Subsequent presentations built upon earlier ones. He later talked about flourishing and ask the question of ‘who you want to be in the world’. He made the bold statement that ‘the church cannot flourish WITHOUT you. It is only when we have a deeper sense of who God wants us to be that we can then become a better parent, spouse, neighbour, and so on. And, by extension, the church cannot flourish without you showing up and being your best self. What is your best self? And who is God calling you to be?  
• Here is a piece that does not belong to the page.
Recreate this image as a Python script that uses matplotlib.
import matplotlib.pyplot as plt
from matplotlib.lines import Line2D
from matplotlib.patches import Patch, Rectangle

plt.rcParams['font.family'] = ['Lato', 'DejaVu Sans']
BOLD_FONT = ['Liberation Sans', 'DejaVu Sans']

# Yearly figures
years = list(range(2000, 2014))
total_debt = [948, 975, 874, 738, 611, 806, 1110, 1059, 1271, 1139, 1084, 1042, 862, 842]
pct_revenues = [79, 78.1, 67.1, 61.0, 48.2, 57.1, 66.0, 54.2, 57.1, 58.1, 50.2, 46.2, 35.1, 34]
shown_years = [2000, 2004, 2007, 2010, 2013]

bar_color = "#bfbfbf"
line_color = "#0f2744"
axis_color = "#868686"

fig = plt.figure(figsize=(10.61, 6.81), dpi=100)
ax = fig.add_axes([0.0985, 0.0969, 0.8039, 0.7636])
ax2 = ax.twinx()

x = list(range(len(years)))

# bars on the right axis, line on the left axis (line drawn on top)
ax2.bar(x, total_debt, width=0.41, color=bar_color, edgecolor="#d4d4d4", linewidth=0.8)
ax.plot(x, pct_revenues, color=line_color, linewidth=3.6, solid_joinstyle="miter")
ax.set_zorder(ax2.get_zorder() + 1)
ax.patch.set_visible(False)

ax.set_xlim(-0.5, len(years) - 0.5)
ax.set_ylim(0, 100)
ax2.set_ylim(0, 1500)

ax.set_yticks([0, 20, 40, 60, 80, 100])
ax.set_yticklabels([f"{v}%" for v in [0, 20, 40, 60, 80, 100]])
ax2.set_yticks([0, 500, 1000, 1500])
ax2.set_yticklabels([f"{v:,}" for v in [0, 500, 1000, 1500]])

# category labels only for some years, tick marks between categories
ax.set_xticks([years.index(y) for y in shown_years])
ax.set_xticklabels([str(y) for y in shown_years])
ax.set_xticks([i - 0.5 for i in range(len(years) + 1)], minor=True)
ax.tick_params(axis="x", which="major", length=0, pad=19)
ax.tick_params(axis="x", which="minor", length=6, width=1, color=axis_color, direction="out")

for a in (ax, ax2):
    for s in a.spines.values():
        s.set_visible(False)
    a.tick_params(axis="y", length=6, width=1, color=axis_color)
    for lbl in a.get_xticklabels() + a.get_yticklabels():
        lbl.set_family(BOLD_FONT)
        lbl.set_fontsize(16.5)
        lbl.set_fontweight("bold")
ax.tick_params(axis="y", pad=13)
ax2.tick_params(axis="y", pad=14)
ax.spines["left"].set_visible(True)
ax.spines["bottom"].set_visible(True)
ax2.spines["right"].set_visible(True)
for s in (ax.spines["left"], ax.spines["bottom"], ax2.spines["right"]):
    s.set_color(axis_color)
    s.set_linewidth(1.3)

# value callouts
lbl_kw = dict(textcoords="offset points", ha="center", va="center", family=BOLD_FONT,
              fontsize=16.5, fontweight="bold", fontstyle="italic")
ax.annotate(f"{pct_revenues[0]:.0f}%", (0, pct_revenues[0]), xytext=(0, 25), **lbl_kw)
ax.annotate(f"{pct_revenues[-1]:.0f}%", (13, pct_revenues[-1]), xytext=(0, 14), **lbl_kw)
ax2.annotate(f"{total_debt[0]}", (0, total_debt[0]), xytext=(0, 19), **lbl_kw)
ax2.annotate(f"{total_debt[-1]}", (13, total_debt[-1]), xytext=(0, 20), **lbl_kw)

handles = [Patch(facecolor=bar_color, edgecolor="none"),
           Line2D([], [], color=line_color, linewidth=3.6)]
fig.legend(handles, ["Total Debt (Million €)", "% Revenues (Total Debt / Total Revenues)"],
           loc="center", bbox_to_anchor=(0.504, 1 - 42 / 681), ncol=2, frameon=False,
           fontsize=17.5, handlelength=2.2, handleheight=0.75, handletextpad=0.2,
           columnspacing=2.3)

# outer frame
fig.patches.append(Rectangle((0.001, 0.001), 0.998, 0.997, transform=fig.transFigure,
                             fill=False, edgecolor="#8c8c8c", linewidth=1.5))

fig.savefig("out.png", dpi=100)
And finally, Jeff offered us the wisdom of the compost pile. Over the last decade or so, many of us have been learning about composting. Taking, what we thought was ready for the trash, and finding even more life for it beyond the trash bin. Things ranging from vegetable peelings, eggshells, meat bones, and garden trimmings all find new life when they are not thrown out. But rather, when they are placed in our compost bin and they nurture new soil and life in future soil. Jeff’s wisdom of the compost pile was very timely for a church that was making many changes. The importance of trimming things away that no longer feed or nourish, that no longer are representative of our life and faith. But, also of honouring our history. Lamenting our past when wrongs have been made, as we do with land acknowledgement and special services through the year. Remembering our tradition, our elders, our history, that brought us to where we are today….and faithfully discerning what is to be composted, what is to be held as wheat and how we are to move ahead as the faithful church.  

And if we can hold on to this precious gift of feeling God’s love. If we can show up as our ‘best selves’ ~ and our ‘best church’ at this step of the journey. And if we can live the wisdom of the compost pile, our United Church is in for a most wonderful centennial anniversary in 3 years! For we will faithfully be the United Church of Canada going into our 2nd 100 years!